Cruz was trying to isolate space exploration and astrophysics as the only denizens of the hard-sciences landscape, shuffling things like oceanography or atmospheric science to the land of the psychologist. Quite clearly, that’s a ridiculous distinction: NASA’s measurements of ice sheets or ocean temperatures or forest cover fall under fields that are obviously hard sciences. Even the head of the august American Geophysical Union, an association of more than 60,000 Earth and space scientists, took issue with Cruz’s pooh-poohing of NASA’s work. In a letter addressed to the senator, the AGU’s executive director, Christine McEntee, wrote:
Earth sciences are a fundamental part of science. They constitute hard sciences that help us understand the world we live in and provide a basis for knowledge and understanding of natural hazards, weather forecasting, air quality, and water availability, among other concerns.

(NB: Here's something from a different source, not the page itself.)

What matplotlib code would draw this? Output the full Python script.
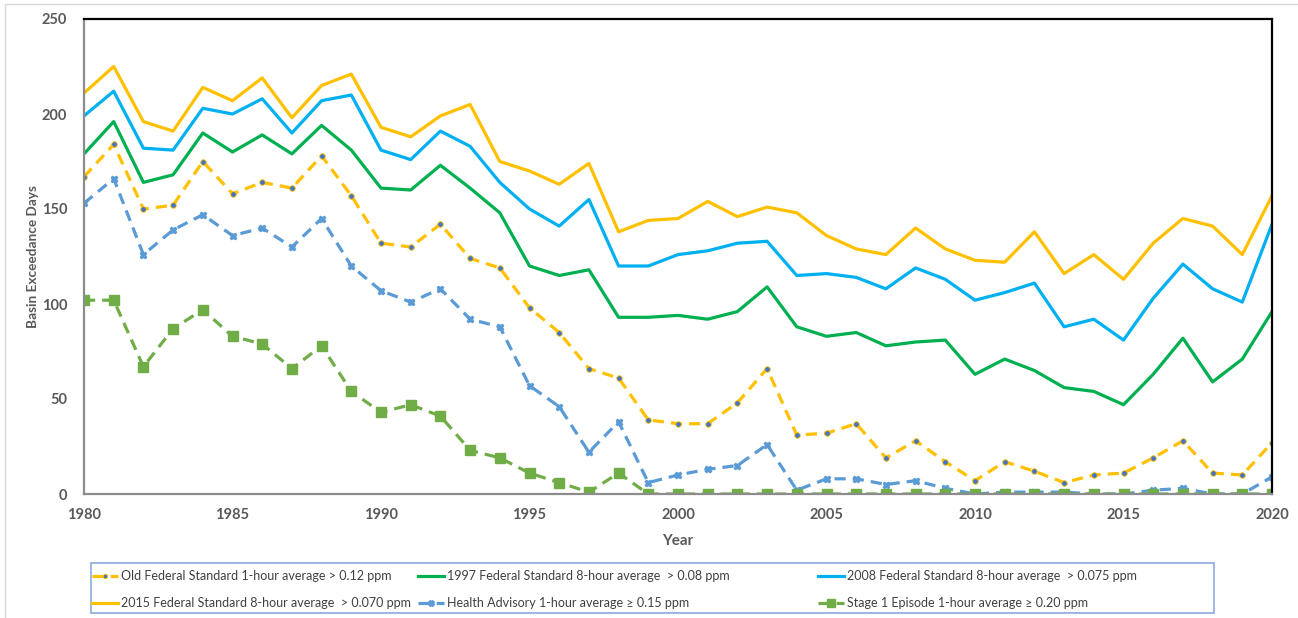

She pointed out that NASA’s earth science priorities are based on reports known as decadal surveys, produced by the National Academy of Sciences. These offer a thorough examination of where the scientific priorities should lie, based on input from a wide variety of the country’s best scientists. The last such survey, published in 2007, suggested that the “U.S. government, working in concert with the private sector, academe, the public, and its international partners, should renew its investment in Earth-observing systems and restore its leadership in Earth science and applications.” The funding changes that Cruz is so passionately against are a direct result of NASA—horrors!—listening to scientific recommendations.
Once again, it is clear that this type of rhetorical device can be particularly devastating, as it serves to mangle the foundational nature of the topic in question. NASA is great, sure, but some of its most important research is just about useless, if you take Cruz at his word. When trying to sort through this sort of talk, one could do worse than to remember Joe Biden’s oft-repeated mantra: “Show me your budget, and I’ll tell you what you value.”